Do końca sezonu niespełna dwa miesiące i, jak mówi Robbie Savage, to właśnie teraz decydują się losy letnich transferów. O kim spekuluje prasa?
Theo Walcott nie spieszy się z podpisaniem nowej umowy z Arsenalem. Skrzydłowy chce, aby Wenger zagwarantował mu miejsce w wyjściowym składzie. Wenger nawet Henry’emu nigdy tego nie obiecał, więc dlaczego miałby to zrobić teraz? Według The Times impas w rozmowach chce wykorzystać Mourinho i ściągnąć reprezentanta Anglii na Stamford Bridge.
Z kolei Wenger czeka na wyjaśnienie sytuacji Petra Cecha. Francuz chciałby mieć doświadczonego bramkarza w składzie na przyszły sezon. The Sun
Wspomniany wcześnie Raheem Sterling jest łączony z Arsenalem. Wengerowi nie udało się z Suarezem, więc może uda ze Sterlingiem. Mirror
Paulo Dybala, 21-letni napastnik Palermo, powiedział w wywiadzie dla Radio Marte, że jeżeli opuści Serie A, to Arsenal będzie jego pierwszym wyborem.

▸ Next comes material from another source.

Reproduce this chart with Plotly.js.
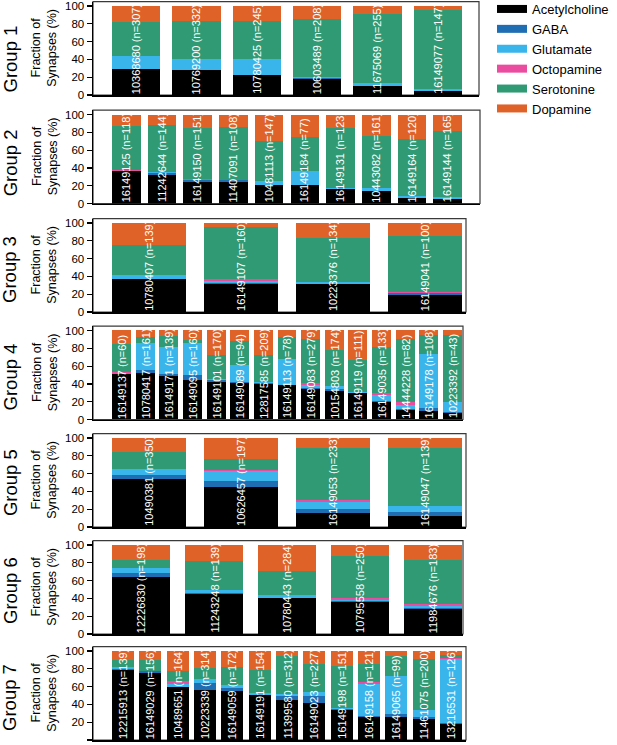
<!DOCTYPE html>
<html>
<head>
<meta charset="utf-8">
<script src="https://cdn.plot.ly/plotly-3.0.1.min.js"></script>
<style>
  html, body { margin: 0; padding: 0; background: #ffffff; }
  #chart { width: 617px; height: 745px; }
</style>
</head>
<body>
<div id="chart"></div>
<script>
// ---------------- DATA ----------------
const groupNames = ['Group 1', 'Group 2', 'Group 3', 'Group 4', 'Group 5', 'Group 6', 'Group 7'];
const transmitters = ['Acetylcholine', 'GABA', 'Glutamate', 'Octopamine', 'Serotonine', 'Dopamine'];
const transmitterColors = ['#000000', '#1f6db2', '#3ab5ec', '#ea4ca0', '#2f9a74', '#df6228'];

const neuronIds = [
  ['10368680', '10769200', '10780425', '10603489', '11675069', '16149077'],
  ['16149125', '11242644', '16149150', '11407091', '10481113', '16149184', '16149131', '10443082', '16149164', '16149144'],
  ['10780407', '16149107', '10223376', '16149041'],
  ['16149137', '10780417', '16149171', '16149095', '16149101', '16149089', '12817585', '16149113', '16149083', '10154803', '16149119', '16149035', '14444228', '16149178', '10223392'],
  ['10490381', '10626457', '16149053', '16149047'],
  ['12226830', '11243248', '10780443', '10795558', '11984676'],
  ['12215913', '16149029', '10489651', '10223339', '16149059', '16149191', '11399580', '16149023', '16149198', '16149158', '16149065', '11461075', '13216531']
];
const synapseCounts = [
  [307, 332, 245, 208, 255, 147],
  [118, 144, 151, 108, 147, 77, 123, 161, 120, 165],
  [139, 160, 134, 100],
  [60, 161, 139, 160, 170, 94, 209, 78, 279, 174, 111, 133, 82, 108, 43],
  [350, 197, 233, 139],
  [198, 139, 284, 250, 183],
  [139, 156, 164, 314, 172, 154, 312, 227, 151, 121, 99, 200, 126]
];

const acetylcholine = [
  [29, 28, 23, 18, 10, 5],
  [36.5, 31.5, 24.5, 24, 20.5, 20.5, 16, 14, 6.5, 5.5],
  [37, 32, 31, 19.5],
  [51.5, 52, 48.5, 44, 42.5, 41, 39.5, 39, 34.5, 32.5, 29.5, 19.5, 11, 10, 7],
  [53.5, 45, 15.5, 12],
  [63.5, 45, 40, 36, 28.5],
  [79, 75, 59, 56, 55, 50, 44.5, 42, 33.5, 26, 26, 24, 18]
];
const gaba = [
  [0, 0, 0, 1, 0.5, 0],
  [0, 2.5, 2, 2, 0.5, 0, 0, 0, 0, 0],
  [0, 0.5, 1, 1.5],
  [0, 4, 2.5, 6, 1.5, 1, 1, 0, 1, 1.5, 0.5, 1, 0.5, 3, 1],
  [4.5, 6.5, 5, 5],
  [5.5, 1, 1, 1, 1],
  [0.5, 2, 1, 7.5, 3.5, 1, 5, 7.5, 1, 1.5, 3.5, 1.5, 1]
];
const glutamate = [
  [15, 12.5, 17, 1.5, 2.5, 1.5],
  [0, 1.5, 0, 0, 4.5, 15.5, 1.5, 3.5, 2, 2],
  [4.5, 2, 2, 0],
  [0, 30, 31, 36, 1.5, 19.5, 1.5, 29, 3.5, 4, 1, 7.5, 4.5, 61, 12],
  [7, 11.5, 7.5, 7],
  [5.5, 3.5, 2.5, 1.5, 2],
  [2, 0.5, 2.5, 5, 3, 2, 2.5, 4.5, 1.5, 35, 42.5, 8, 72.5]
];
const octopamine = [
  [0, 0, 0, 0, 0, 0],
  [1, 0, 0.5, 0.5, 0, 0, 0, 0, 0, 0],
  [0, 2.5, 0, 1],
  [1.5, 0, 0, 0, 0, 0, 0, 0, 2, 0, 0, 2, 3.5, 0, 0],
  [0, 1.5, 2, 0],
  [0, 0, 0, 1.5, 2.5],
  [0, 0, 4, 0, 0, 0, 0, 0, 0, 2.5, 0, 0, 1]
];
const serotonine = [
  [37.5, 43, 43.5, 64.5, 78, 89],
  [50, 52.5, 58, 59.5, 45, 38.5, 67.5, 58, 64, 73.5],
  [34, 59, 49, 63.5],
  [32, 7, 11.5, 3.5, 27.5, 26.5, 30, 25, 49.5, 40.5, 36, 51.5, 71, 20.5, 74.5],
  [19.5, 11.5, 59, 65],
  [8.5, 32.5, 27.5, 47.5, 49],
  [8, 12, 11.5, 12, 20, 26, 42, 31.5, 47.5, 20, 22.5, 57, 3.5]
];
const dopamine = [
  [18.5, 16.5, 16.5, 15, 9, 4.5],
  [12.5, 12, 15, 14, 29.5, 25.5, 15, 24.5, 27.5, 19],
  [24.5, 4, 17, 14.5],
  [15, 7, 6.5, 10.5, 27, 12, 28, 7, 9.5, 21.5, 33, 18.5, 9.5, 5.5, 5.5],
  [15.5, 24, 11, 11],
  [17, 18, 29, 12.5, 17],
  [10.5, 10.5, 22, 19.5, 18.5, 21, 6, 14.5, 16.5, 15, 5.5, 9.5, 4]
];
const yTickValues = [0, 20, 40, 60, 80, 100];

// ---------------- LAYOUT GEOMETRY (pixels) ----------------
const W = 617, H = 745;
const FONT = 'Liberation Sans, Arial, Helvetica, sans-serif';
const zeroPx = [95, 203.5, 312, 419.5, 527, 634, 740];   // y pixel of the 0 line
const rightPx = [479, 480, 466, 463, 466, 463, 466];     // right frame edge
const groupLabelPos = [0.38, 0.43, 0.45, 0.45, 0.47, 0.46, 0.45];
const axisLeftPx = 93;
const barStartPx = 112, barEndPx = 462;
const pxPer100 = 89;
const yMax = 105;
const plotHpx = pxPer100 * yMax / 100;
const bargap = 0.2;

const series = [acetylcholine, gaba, glutamate, octopamine, serotonine, dopamine];

const traces = [];
const layout = {
  width: W, height: H,
  margin: {l: 0, r: 0, t: 0, b: 0, pad: 0, autoexpand: false},
  paper_bgcolor: '#ffffff', plot_bgcolor: '#ffffff',
  barmode: 'stack', bargap: bargap,
  showlegend: true,
  legend: {
    x: 492 / W, y: 1 + 6 / H, xanchor: 'left', yanchor: 'top',
    font: {family: FONT, size: 13, color: '#000000'},
    bgcolor: 'rgba(0,0,0,0)', borderwidth: 0,
    itemwidth: 30, tracegroupgap: 0, traceorder: 'normal'
  },
  font: {family: FONT, color: '#000000'},
  annotations: [], shapes: []
};

groupNames.forEach((gname, g) => {
  const sfx = g === 0 ? '' : String(g + 1);
  const xa = 'x' + sfx, ya = 'y' + sfx;
  const ids = neuronIds[g];
  const n = ids.length;

  series.forEach((vals, t) => {
    traces.push({
      type: 'bar', name: transmitters[t],
      x: ids, y: vals[g],
      xaxis: xa, yaxis: ya,
      marker: {color: transmitterColors[t], line: {width: 0}},
      showlegend: false, hoverinfo: 'skip'
    });
  });

  const bottom = (H - zeroPx[g]) / H;
  const top = (H - zeroPx[g] + plotHpx) / H;
  const u = (barEndPx - barStartPx) / (n - bargap);
  const half = (1 - bargap) / 2;
  const r0 = -half - (barStartPx - axisLeftPx) / u;
  const r1 = (n - 1) + half + (rightPx[g] - barEndPx) / u;

  layout['xaxis' + sfx] = {
    domain: [axisLeftPx / W, rightPx[g] / W],
    anchor: ya, type: 'category', range: [r0, r1],
    showline: true, linecolor: '#000000', linewidth: 1.5,
    ticks: '', showticklabels: false, showgrid: false, zeroline: false,
    fixedrange: true
  };
  layout['yaxis' + sfx] = {
    domain: [bottom, top], anchor: xa, range: [0, yMax],
    tickmode: 'array', tickvals: yTickValues,
    ticks: 'outside', ticklen: 5, tickwidth: 1.2, tickcolor: '#000000',
    showline: true, linecolor: '#000000', linewidth: 1.5,
    showgrid: false, zeroline: false,
    tickfont: {family: FONT, size: 11.5, color: '#000000'},
    fixedrange: true
  };

  // frame (top / right edges)
  layout.shapes.push({
    type: 'rect', xref: xa + ' domain', yref: ya + ' domain',
    x0: 0, x1: 1, y0: 0, y1: 1, layer: 'below',
    line: {color: '#3a3a3a', width: 1.2}, fillcolor: 'rgba(0,0,0,0)'
  });

  // group label
  layout.annotations.push({
    text: gname, xref: 'paper', yref: ya + ' domain',
    x: 10 / W, y: groupLabelPos[g], xanchor: 'center', yanchor: 'middle',
    textangle: -90, showarrow: false,
    font: {family: FONT, size: 18.5, color: '#000000'}
  });
  // y axis title
  layout.annotations.push({
    text: 'Fraction of<br>Synapses (%)', xref: 'paper', yref: ya + ' domain',
    x: 44.5 / W, y: 0.5, xanchor: 'center', yanchor: 'middle',
    textangle: -90, showarrow: false,
    font: {family: FONT, size: 12.5, color: '#000000'}
  });
  // bar labels (category index positions)
  ids.forEach((id, i) => {
    layout.annotations.push({
      text: id + ' (n=' + synapseCounts[g][i] + ')',
      xref: xa, yref: ya, x: i, y: 0,
      xanchor: 'center', yanchor: 'bottom', yshift: -1,
      textangle: -90, showarrow: false,
      font: {family: FONT, size: 11, color: '#ffffff'}
    });
  });
});

// legend entries
transmitters.forEach((name, t) => {
  traces.push({
    type: 'scatter', mode: 'lines', name: name,
    x: [null], y: [null], xaxis: 'x', yaxis: 'y',
    line: {color: transmitterColors[t], width: 8},
    showlegend: true, hoverinfo: 'skip'
  });
});

Plotly.newPlot('chart', traces, layout, {staticPlot: true, displayModeBar: false});
</script>
</body>
</html>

Fabio Coentrao, 27-letni obrońca Realu Madryt, odniósł się do spekulacji łączących go z transferem na Old Trafford: granie dla Manchesteru United byłoby dla mnie wielkim zaszczytem. Daily Mail
Niemiecki Bild pisał, że Hummels jest już po słowie z Van Gaalem. Obrońca Borussii zaprzeczył na swoim tweeterze pisząc, że nikomu niczego nie obiecywał.